I brought my colleague along from my venue. It's his first time at Venue Connect... well... first time at a venue management industry conference at all. I had been introducing him to people all day. Some young, some retired but all of them a vault of valuable information. How can I help him to see beyond his first impression and see what I see? Can I change his perception or is he going to have to do that on his own. I suppose I had help doing this myself, but it was my spark that changed my view. What will his spark be?
I desperately want him to find it. I want him to experience what I do each time I attend an event like this. Maybe it will be tomorrow at the keynote session, maybe in a session about budget cuts and how to deal with them or maybe it will be over a drink at the after hours reception on the top floor of our hotel. I suppose where everyone finds it is different... or does everyone even find it?
*look of horror* I don't even want to think about that. Sad.

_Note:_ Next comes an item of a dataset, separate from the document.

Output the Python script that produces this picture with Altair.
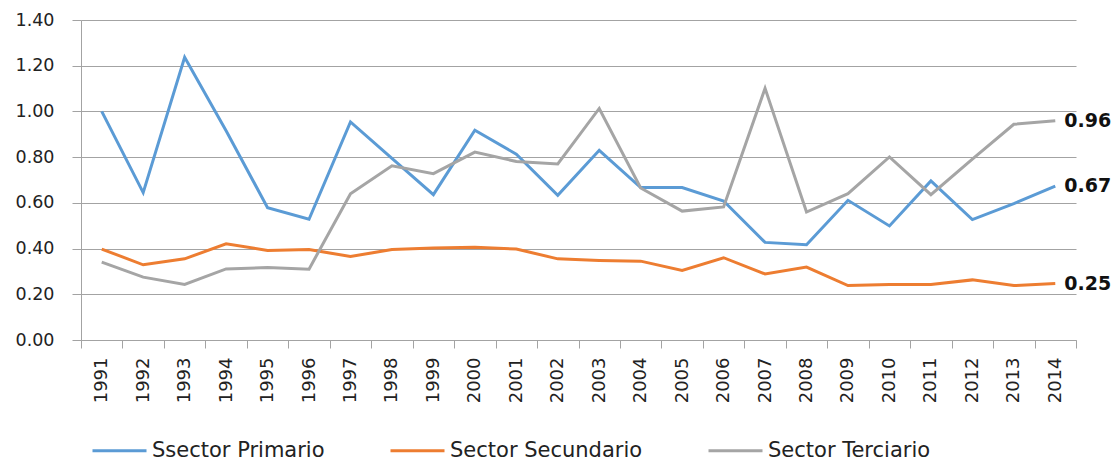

In other news, I had to do an impromptu speech today. I thought the person asking me to go up in front of the room to talk about why returning to this conference after your first year is important was joking, but I could tell by looking at her she wasn't. I made this speech last year, but it was written out and rehearsed. This year was unexpected, and thanks to some bad weather in Dallas causing delayed flights, desperately needed.
So I talked.
And I wasn't nervous.
I'm still not sure who this Erin is, but I like her. Oh I like her a lot.